The Hitmix
- Newcastle-under-Lyme; United Kingdom;
- Frequency: 107.5 MHz
- RDS: _HitMix_

Programming
- Format: Community radio

History
- First air date: November 28, 2015

Technical information
- ERP: 25 watts
- Transmitter coordinates: 53°01′44″N 2°17′00″W﻿ / ﻿53.0289°N 2.2833°W

Links
- Website: www.thehitmix.co.uk

= The Hitmix =

The Hitmix is a British community radio station for Newcastle-under-Lyme, Staffordshire, covering the Borough of Newcastle-under-Lyme. It broadcasts from a home studio in the rural village of Alsagers Bank.

== History ==
The Hitmix launched as a full-time radio service in November 2015, having been awarded an Ofcom community radio licence in October 2014 over competing applicants including 6 Towns Radio and Cre8 Radio, a station operated by Staffordshire University. Prior to this, Hitmix previously operated a number of temporary broadcasts under restricted service licences to test the viability of the station.

In April 2020, the station took on local radio presenter Johnny Owen, building a home studio to allow the presenter to perform a daily show during the COVID-19 pandemic and his own recovery from cancer. In October 2020, Johnny Owen died from cancer.

In October 2020, the station continued to hire new presenters, including a number of presenters made redundant from neighbouring commercial radio station Signal 2 after it was purchased by Bauer Media and rebranded as Greatest Hits Radio.
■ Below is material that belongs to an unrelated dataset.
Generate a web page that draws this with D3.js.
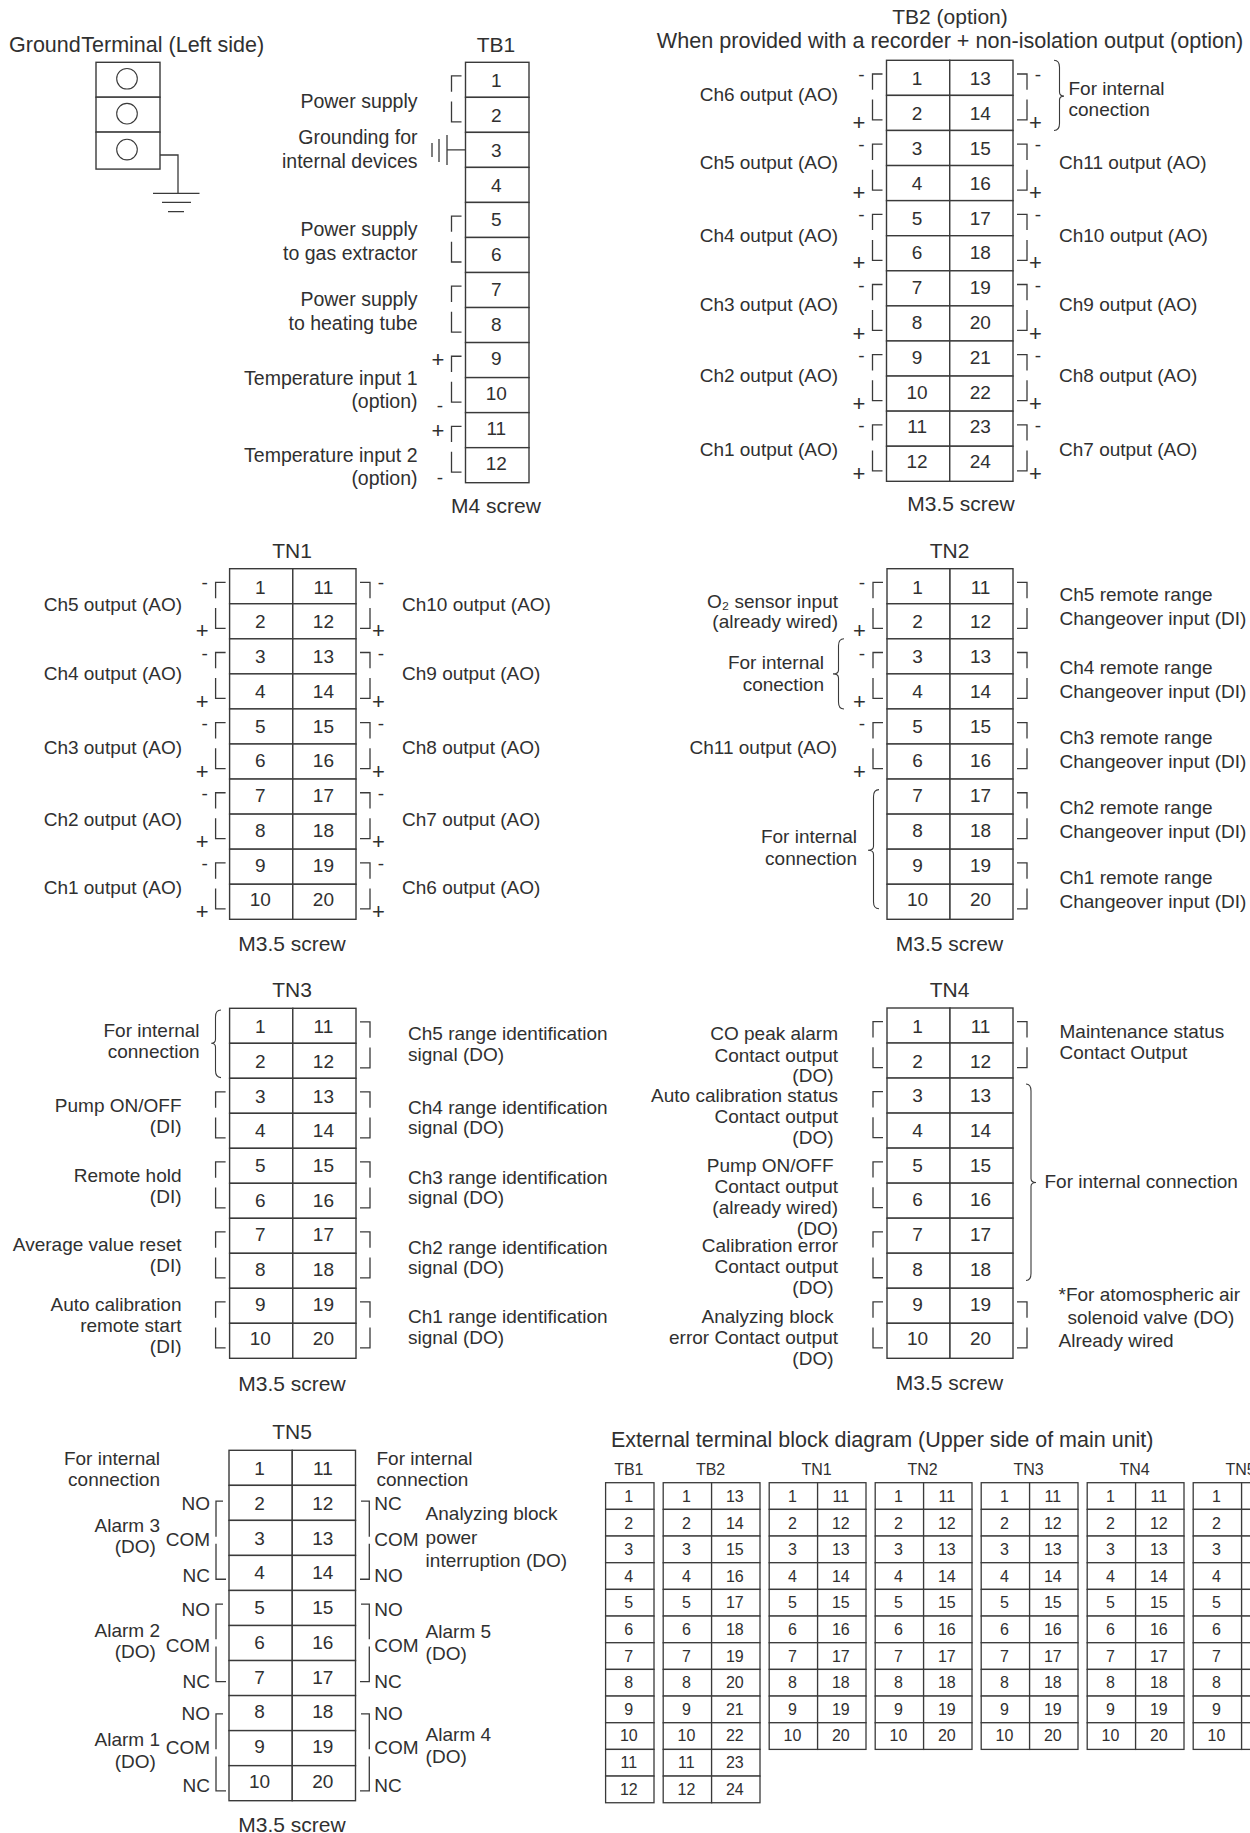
<!DOCTYPE html>
<html><head><meta charset="utf-8">
<script src="https://cdn.jsdelivr.net/npm/d3@7"></script>
<style>
html,body{margin:0;padding:0;background:#fff}
svg{display:block}
text{font-family:"Liberation Sans",Arial,sans-serif;fill:#303030}
</style></head><body>
<svg id="c" width="1250" height="1833"></svg>
<script>
// ---------- terminal numbers ----------
const tb1Terminals=[1,2,3,4,5,6,7,8,9,10,11,12];
const tb2Left=[1,2,3,4,5,6,7,8,9,10,11,12];
const tb2Right=[13,14,15,16,17,18,19,20,21,22,23,24];
const tnLeft=[1,2,3,4,5,6,7,8,9,10];
const tnRight=[11,12,13,14,15,16,17,18,19,20];

// ---------- label texts and the row each one sits on ----------
const tb1Labels=["Power supply","Grounding for","internal devices","Power supply","to gas extractor","Power supply","to heating tube","Temperature input 1","(option)","Temperature input 2","(option)"];
const tb1LabelRows=[1.31,2.33,3.01,4.96,5.64,6.95,7.64,9.21,9.88,11.40,12.07];

const tb2LeftLabels=["Ch6 output (AO)","Ch5 output (AO)","Ch4 output (AO)","Ch3 output (AO)","Ch2 output (AO)","Ch1 output (AO)"];
const tb2LeftRows=[1.16,3.11,5.18,7.15,9.18,11.29];
const tb2RightLabels=["Ch11 output (AO)","Ch10 output (AO)","Ch9 output (AO)","Ch8 output (AO)","Ch7 output (AO)"];
const tb2RightRows=[3.11,5.18,7.15,9.18,11.29];
const tb2InternalLabels=["For internal","conection"];
const tb2InternalRows=[0.99,1.60];

const tn1LeftLabels=["Ch5 output (AO)","Ch4 output (AO)","Ch3 output (AO)","Ch2 output (AO)","Ch1 output (AO)"];
const tn1RightLabels=["Ch10 output (AO)","Ch9 output (AO)","Ch8 output (AO)","Ch7 output (AO)","Ch6 output (AO)"];
const tn1Rows=[1.21,3.18,5.29,7.33,9.28];

const tn2O2Labels=["O₂ sensor input","(already wired)"];
const tn2O2Rows=[1.13,1.70];
const tn2Internal1=["For internal","conection"];
const tn2Internal1Rows=[2.86,3.48];
const tn2Ch11=["Ch11 output (AO)"];
const tn2Ch11Rows=[5.29];
const tn2Internal2=["For internal","connection"];
const tn2Internal2Rows=[7.82,8.45];
const tn2RightLabels=["Ch5 remote range","Changeover input (DI)","Ch4 remote range","Changeover input (DI)","Ch3 remote range","Changeover input (DI)","Ch2 remote range","Changeover input (DI)","Ch1 remote range","Changeover input (DI)"];
const tn2RightRows=[0.92,1.61,3.00,3.68,5.00,5.68,7.00,7.68,9.00,9.67];

const tn3Internal=["For internal","connection"];
const tn3InternalRows=[0.81,1.41];
const tn3LeftLabels=["Pump ON/OFF","(DI)","Remote hold","(DI)","Average value reset","(DI)","Auto calibration","remote start","(DI)"];
const tn3LeftRows=[2.95,3.55,4.95,5.55,6.94,7.54,8.66,9.26,9.84];
const tn3RightLabels=["Ch5 range identification","signal (DO)","Ch4 range identification","signal (DO)","Ch3 range identification","signal (DO)","Ch2 range identification","signal (DO)","Ch1 range identification","signal (DO)"];
const tn3RightRows=[0.90,1.50,3.02,3.59,5.01,5.59,7.01,7.59,8.99,9.60];

const tn4LeftLabels=["CO peak alarm","Contact output","Auto calibration status","Contact output","Contact output","(already wired)","(DO)","Calibration error","Contact output","error Contact output"];
const tn4LeftRows=[0.91,1.53,2.67,3.29,5.29,5.88,6.48,6.97,7.57,9.59];
const tn4IndentLabels=["(DO)","(DO)","Pump ON/OFF","(DO)","Analyzing block","(DO)"];
const tn4IndentRows=[2.10,3.89,4.67,8.17,8.98,10.19];
const tn4MaintLabels=["Maintenance status","Contact Output"];
const tn4MaintRows=[0.85,1.46];
const tn4InternalLabels=["For internal connection"];
const tn4InternalRows=[5.13];
const tn4NoteLabels=["*For atomospheric air","Already wired"];
const tn4NoteRows=[8.36,9.69];
const tn4SolenoidLabels=["solenoid valve (DO)"];
const tn4SolenoidRows=[9.02];

const tn5Internal=["For internal","connection"];
const tn5InternalRows=[0.42,1.02];
const tn5ContactLeft=["NO","COM","NC","NO","COM","NC","NO","COM","NC"];
const tn5ContactRight=["NC","COM","NO","NO","COM","NC","NO","COM","NC"];
const tn5ContactRows=[1.70,2.73,3.77,4.73,5.75,6.79,7.69,8.67,9.74];
const tn5AlarmLabels=["Alarm 3","Alarm 2","Alarm 1"];
const tn5AlarmRows=[2.32,5.32,8.43];
const tn5DoLabels=["(DO)","(DO)","(DO)"];
const tn5DoRows=[2.94,5.92,9.06];
const tn5RightLabels=["Analyzing block","power","interruption (DO)","Alarm 5","(DO)","Alarm 4","(DO)"];
const tn5RightRows=[1.99,2.67,3.34,5.36,5.98,8.29,8.91];
const tn5Groups=[[1.45,2.47,2.67,3.68],[4.39,5.39,5.60,6.60],[7.52,8.53,8.74,9.72]];

// bracket pairs: first row of each pair
const pairsAll=[0,2,4,6,8];
const pairsTb2=[0,2,4,6,8,10];

// external table
const extNames=["TB1","TB2","TN1","TN2","TN3","TN4","TN5"];
const extColumns=[[tb1Terminals],[tb2Left,tb2Right],[tnLeft,tnRight],[tnLeft,tnRight],[tnLeft,tnRight],[tnLeft,tnRight],[tnLeft,tnRight]];

// ---------- drawing helpers ----------
const svg=d3.select("#c");
const LINE="#3a3a3a", HEAD=21;
function T(x,y,s,a="start",size=19){
  return svg.append("text").attr("x",x).attr("y",y).attr("text-anchor",a).attr("font-size",size).text(s);
}
function P(d,w=1.3,c=LINE){svg.append("path").attr("d",d).attr("fill","none").attr("stroke",c).attr("stroke-width",w);}

function block(left,right,top,bottom,columns,titleY,title,screwY,screw,titleX,screwX){
  const n=columns[0].length;
  const y=d3.scaleLinear().domain([0,n]).range([top,bottom]);
  const x=d3.scaleBand().domain(d3.range(columns.length)).range([left,right]);
  columns.forEach((col,ci)=>{
    svg.append("g").selectAll("rect").data(col).join("rect")
      .attr("x",x(ci)).attr("width",x.bandwidth())
      .attr("y",(d,i)=>y(i)).attr("height",(d,i)=>y(i+1)-y(i))
      .attr("fill","#fff").attr("stroke",LINE).attr("stroke-width",1.4);
  });
  columns.forEach((col,ci)=>{
    svg.append("g").selectAll("text").data(col).join("text")
      .attr("x",x(ci)+x.bandwidth()/2-1).attr("y",(d,i)=>y(i+.5)+7.5-3*i/(n-1))
      .attr("text-anchor","middle").attr("font-size",19).text(d=>d);
  });
  if(title)T(titleX,titleY,title,"middle",HEAD);
  if(screw)T(screwX,screwY,screw,"middle",HEAD);
  return {y,left,right};
}
function labels(b,x,anchor,texts,rows,size=19){texts.forEach((t,i)=>T(x,b.y(rows[i]),t,anchor,size));}
function bracketsL(b,pairs){pairs.forEach(r=>{
  const a=b.left-14,c=b.left-4;
  P(`M${c},${b.y(r+.39)}H${a}V${b.y(r+.84)}M${a},${b.y(r+1.12)}V${b.y(r+1.70)}H${c}`);
});}
function bracketsR(b,pairs){pairs.forEach(r=>{
  const a=b.right+14,c=b.right+4;
  P(`M${c},${b.y(r+.39)}H${a}V${b.y(r+.84)}M${a},${b.y(r+1.12)}V${b.y(r+1.70)}H${c}`);
});}
function signsL(b,pairs){pairs.forEach(r=>{
  T(b.left-25,b.y(r+.42)+6,"-","middle");
  T(b.left-27.5,b.y(r+1.79)+7,"+","middle",22);
});}
function signsR(b,pairs){pairs.forEach(r=>{
  T(b.right+25,b.y(r+.42)+6,"-","middle");
  T(b.right+22.5,b.y(r+1.79)+7,"+","middle",22);
});}
// brace: xe = x of the curled ends, xb = x of the spine, xt = x of the tip
function brace(xe,xb,xt,y1,yt,y2){
  P(`M${xe},${y1}Q${xb},${y1} ${xb},${y1+7}V${yt-4}Q${xb},${yt} ${xt},${yt}Q${xb},${yt} ${xb},${yt+4}V${y2-7}Q${xb},${y2} ${xe},${y2}`,1.1);
}

// ---------- Ground terminal ----------
const groundRows=[0,1,2,3.06];
const gy=d3.scaleLinear().domain([0,3]).range([62.3,167]);
d3.pairs(groundRows).forEach(([a,b])=>{
  svg.append("rect").attr("x",96).attr("y",gy(a)).attr("width",64).attr("height",gy(b)-gy(a))
    .attr("fill","#fff").attr("stroke",LINE).attr("stroke-width",1.4);
  svg.append("circle").attr("cx",127).attr("cy",(gy(a)+gy(b))/2-1).attr("r",10.3)
    .attr("fill","#fff").attr("stroke",LINE).attr("stroke-width",1.1);
});
const groundTitle=T(9,51.7,"Ground ","start",21.5);
groundTitle.append("tspan").attr("dx",-5).text("Terminal (Left side)");
P("M160,155H178V193.3");
P("M153,193.3H199.5M162,202.3H191M168,211.7H184");

// ---------- TB1 ----------
const tb1=block(465.5,529,62.3,482.7,[tb1Terminals],52,"TB1",513,"M4 screw",496,496);
labels(tb1,417.5,"end",tb1Labels,tb1LabelRows,19.5);
bracketsL(tb1,[0,4,6,8,10]);
T(438,tb1.y(8.5)+7,"+","middle",22);T(440,tb1.y(9.81)+6,"-","middle");
T(438,tb1.y(10.53)+7,"+","middle",22);T(440,tb1.y(11.87)+6,"-","middle");
P(`M447,${tb1.y(2.5)}H465.5M447,135V165M439,139V162M432,143V157`);

// ---------- TB2 ----------
const tb2=block(886.5,1013,60.3,481.3,[tb2Left,tb2Right],24.3,"TB2 (option)",510.7,"M3.5 screw",950,961);
T(950,48.3,"When provided with a recorder + non-isolation output (option)","middle",21.6);
labels(tb2,838,"end",tb2LeftLabels,tb2LeftRows);
labels(tb2,1059,"start",tb2RightLabels,tb2RightRows);
labels(tb2,1068.5,"start",tb2InternalLabels,tb2InternalRows);
bracketsL(tb2,pairsTb2);bracketsR(tb2,pairsTb2);signsL(tb2,pairsTb2);signsR(tb2,pairsTb2);
brace(1054,1059.5,1064,tb2.y(0),tb2.y(1.02),tb2.y(2));

// ---------- TN1 ----------
const tn1=block(229.6,356,568.7,919.3,[tnLeft,tnRight],557.7,"TN1",950.7,"M3.5 screw",292,292);
labels(tn1,182,"end",tn1LeftLabels,tn1Rows);
labels(tn1,402,"start",tn1RightLabels,tn1Rows);
bracketsL(tn1,pairsAll);bracketsR(tn1,pairsAll);signsL(tn1,pairsAll);signsR(tn1,pairsAll);

// ---------- TN2 ----------
const tn2=block(887,1013,568.7,919.3,[tnLeft,tnRight],557.7,"TN2",950.7,"M3.5 screw",949.5,949.5);
labels(tn2,838,"end",tn2O2Labels,tn2O2Rows);
labels(tn2,824,"end",tn2Internal1,tn2Internal1Rows);
labels(tn2,837,"end",tn2Ch11,tn2Ch11Rows);
labels(tn2,857,"end",tn2Internal2,tn2Internal2Rows);
labels(tn2,1059.5,"start",tn2RightLabels,tn2RightRows);
bracketsL(tn2,[0,2,4]);bracketsR(tn2,pairsAll);signsL(tn2,[0,2,4]);
brace(844,838.5,833,tn2.y(2),tn2.y(3),tn2.y(4));
brace(879,873.5,868,tn2.y(6.3),tn2.y(8.03),tn2.y(9.7));

// ---------- TN3 ----------
const tn3=block(229.6,356,1008.3,1358.3,[tnLeft,tnRight],997.3,"TN3",1390.7,"M3.5 screw",292,292);
labels(tn3,199.6,"end",tn3Internal,tn3InternalRows);
labels(tn3,181.5,"end",tn3LeftLabels,tn3LeftRows);
labels(tn3,408,"start",tn3RightLabels,tn3RightRows);
bracketsL(tn3,[2,4,6,8]);bracketsR(tn3,pairsAll);
brace(221,215.5,211.2,tn3.y(.05),tn3.y(1),tn3.y(1.98));

// ---------- TN4 ----------
const tn4=block(887,1013,1008,1358.3,[tnLeft,tnRight],996.7,"TN4",1390,"M3.5 screw",949.5,949.5);
labels(tn4,838,"end",tn4LeftLabels,tn4LeftRows);
labels(tn4,833.5,"end",tn4IndentLabels,tn4IndentRows);
labels(tn4,1059.5,"start",tn4MaintLabels,tn4MaintRows);
labels(tn4,1044.5,"start",tn4InternalLabels,tn4InternalRows);
labels(tn4,1058.5,"start",tn4NoteLabels,tn4NoteRows);
labels(tn4,1067.5,"start",tn4SolenoidLabels,tn4SolenoidRows);
bracketsL(tn4,pairsAll);bracketsR(tn4,[0,8]);
brace(1026,1031,1036,tn4.y(2.17),tn4.y(4.98),tn4.y(7.78));

// ---------- TN5 ----------
const tn5=block(229,355.5,1450.3,1800.7,[tnLeft,tnRight],1439,"TN5",1831.7,"M3.5 screw",292,292);
labels(tn5,160,"end",tn5Internal,tn5InternalRows);
labels(tn5,376.5,"start",tn5Internal,tn5InternalRows);
labels(tn5,210,"end",tn5ContactLeft,tn5ContactRows);
labels(tn5,374.3,"start",tn5ContactRight,tn5ContactRows);
labels(tn5,160,"end",tn5AlarmLabels,tn5AlarmRows);
labels(tn5,155.8,"end",tn5DoLabels,tn5DoRows);
labels(tn5,425.6,"start",tn5RightLabels,tn5RightRows);
tn5Groups.forEach(g=>{
  const [a,b,c,d]=g.map(tn5.y);
  P(`M223,${a}H216V${b}M216,${c}V${d}H226`);
  P(`M361,${a}H369.3V${b}M369.3,${c}V${d}H360`);
});

// ---------- External terminal block diagram ----------
T(611,1446.7,"External terminal block diagram (Upper side of main unit)","start",21.5);
const extCell=48.4, extGap=9.2, extTop=1482.7, extRow=26.67;
const rowY=d3.scaleLinear().domain([0,12]).range([extTop,extTop+12*extRow]);
let ex=605.6;
extNames.forEach((name,k)=>{
  const cols=extColumns[k];
  const w=cols.length*extCell;
  T(ex+w/2-1,1475,name,"middle",16);
  cols.forEach((col,ci)=>{
    const cx=ex+ci*extCell;
    svg.append("g").selectAll("rect").data(col).join("rect")
      .attr("x",cx).attr("width",extCell).attr("y",(d,i)=>rowY(i)).attr("height",extRow)
      .attr("fill","#fff").attr("stroke",LINE).attr("stroke-width",1.3);
  });
  cols.forEach((col,ci)=>{
    const cx=ex+ci*extCell;
    svg.append("g").selectAll("text").data(col).join("text")
      .attr("x",cx+extCell/2-1).attr("y",(d,i)=>rowY(i+.5)+6-i*.08).attr("text-anchor","middle")
      .attr("font-size",16).text(d=>d);
  });
  ex+=w+extGap;
});
</script></body></html>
In January 2021, Hitmix was found in breach of its Ofcom licence for failing to provide the required recordings of its output.

== Programming ==
The station's Key Commitments, set out in its licence, state that it must provide mainstream music from the 60s to the present day, along with "topics of local interest, airtime for charitable groups, interviews, studio guests, local news and national news bulletins". Much of Hitmix's programming consists of popular music shows, with some specialist programming covering various music genres broadcast primarily at weekends.

== Transmission ==
The station transmits on an FM frequency of 107.5 MHz with an ERP of 125 watts from a transmission site adjacent to its studios in the village of Alsagers Bank, Staffordshire. Coverage extends across the station's target area in the Borough of Newcastle-under-Lyme.